3.1. Numerical Results of the NLFM Signal

After performing the FA, the optimized coefficients have been explored. Hence, the optimized NLFM signal with any large time-bandwidth product can be specified using the optimized coefficients.

Here, the pulse width and the bandwidth of signal are set as 1.7 μs and 600 MHz, respectively, as an experimental study. It is thought that the oversampling factor is usually chosen to be between 1.1 and 1.4, to obtain efficient use of the data samples while maintaining an adequate gap in the spectrum [16]. Consequently, the oversampling factor is set as 1.2. Hence, the sampling rate is chosen as 720 MHz for the signals. Figure 5 shows the numerical results of the optimized NLFM signals. Because the LFM signals are commonly used in the PD radar, we use the LFM signal for comparison with the optimized NLFM signal. Figure 5a demonstrates the time frequency of the signals. Figure 5b plots the waveforms in the time domain. The IRF of both the LFM and NLFM signals is shown in the Figure 5c,d. Optimized by using the FA, the tradeoff between the MW and the PSLR is optimal for the optimized NLFM signal. The PSLR of the IRF of NLFM is −34.45 dB. The broadening factor of the MW of NLFM is 1.5, referring to that of the LFM signal. Although the PSLR of the IRF of the LFM signal can be achieved to −34.45 dB by applying windowed processing, it leads to a 1.12 dB SNR loss.

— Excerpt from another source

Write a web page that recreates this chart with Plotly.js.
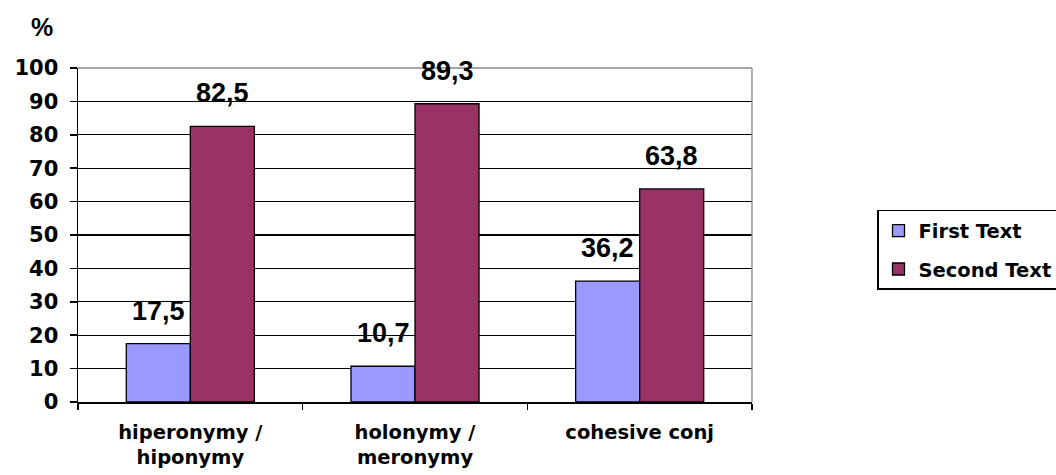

Figure 5. Comparisons of the optimized NLFM signal and the LFM signal: (a) time-frequency function, (b) waveforms, (c) IRF, and (d) zoom in the IRF.

3.2. Application of the Optimized NLFM Signal for Radar-Target Range and Velocity Measurements

We take the 77 GHz carrier wave as an example for the proposed NLFM waveform for radar applications. The optimized NLFM waveform is used as the transmitted signal. Taking the broadening factor of the MW into consideration, the range resolution is 0.375 m. The pulse-repeat frequency is 20 kHz, resulting in the maximum unambiguous velocity $v_{max}$ = 62.5 m/s and the maximum unambiguous range $R_{max}$ = 7.5 km. The coherent processing interval is chosen as 16 pulses. A typical road environment is illustrated in Figure 6, where a car and a pedestrian are in the scenario. The car target is located at 50.7 m in the range, moving forward at 10 m/s. The pedestrian is located at 50 m in the range, running in the opposite direction at 2 m/s. The radar cross section (RCS) is set as 0.3 for the pedestrian and 1 for the car, respectively.

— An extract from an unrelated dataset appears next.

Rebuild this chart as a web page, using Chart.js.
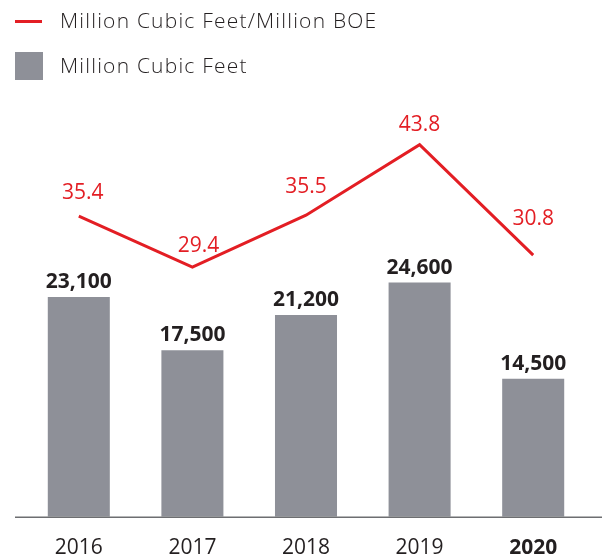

Figure 6. A representative scenario designed for experiment.

The proposed radar is compared with other related approaches, including the LFM radar, and the LFM radar using a windowed processing [16], denoted as WLFM for simplicity. The WLFM uses a Kaiser window with an adjustable parameter $\beta$ [16]. The $\beta$ is set as 4.4, generating a PSLR of −34.45dB. Using the different radars, the raw data are simulated at the different SNRs, shown in Figure 7. To show the plots clearly, the focused targets are analyzed by upsampling by a factor of eight. The range and velocity of the targets are processed and shown in Figure 8, at the SNR of 0 dB. Firstly, Figure 8 obviously shows that the information of the pedestrian is masked by the sidelobes in the case of the LFM radar. Hence, it is difficult to discriminate the pedestrian from the sidelobes of the car. Moreover, Figure 8a demonstrates a large error of the velocity of the pedestrian by the LFM radar, due to the high level of the sidelobes. The results of WLFM suggest that the effects of the sidelobe can be significantly reduced by using the windowed processing. However, the intensities of the targets have also decreased radically. This processing leads to a 1.12 dB of SNR loss. Interestingly, the proposed NLFM radar shows the best detection performance. Because the sidelobes are substantially reduced without any loss of SNR, the accuracy of the velocity measurements is also improved significantly. Above all, it can be found that the sidelobes highly decrease the accuracy of the velocity measurements. Furthermore, Table 1 summarizes how the high sidelobes affect the velocity measurements of the low RCS targets. We use the root mean square error (RMSE) to assess the measurements’ accuracy. The best results are highlighted in bold.

Figure 7. Raw data at different SNRs. (a) 30 dB. (b) 15 dB, and (c) 0 dB, respectively.

Figure 8. Range detection and velocity measurements for the targets at SNR of 0 dB.

Table 1. The RMSE of the pedestrian velocity (m/s).

SNR (dB)	LFM	WLFM	NLFM
0	7.302	1.441	0.665
15	7.254	1.378	0.641
30	7.249	1.365	0.630

Again, the proposed NLFM radar exhibits the most robust performance for measuring the low RCS targets under the interferences of high sidelobes. In practice, the detection of pedestrian is very important in improving the safety of pedestrian and traffic. However, the pedestrians are of low RCS targets and are usually around vehicular targets with high RCS. The above representative experiment demonstrates the advantages of the proposed NLFM radar.

4. Conclusions

High sensitivity and low sidelobes are of great importance to reliably detect the larger contrast targets, such as pedestrians and cars. The conventional LFM radars suffer from a PSLR of −13.25 dB. In this paper, a novel NLFM is modeled and optimized for radar sensing in high resolution and high sensitivity. The proposed NLFM signal has been modeled by using the Legendre polynomials and been optimized by using the FA. Compared with LFM and WLFM, the proposed NLFM shows the best performance on the sidelobe reduction, the SNR preservation, and the target range and velocity measurements. Interestingly, our findings reveal that the sidelobes significantly decrease the accuracy of the velocity measurements of the nearby target. The potential of the proposed approach offers lower power and highly reliable detection performance. In conclusion, the optimized NLFM shows promise for radar applications. Future work will implement the proposed NLFM signal on radar hardware to examine the performance of the signal in real-world radar applications.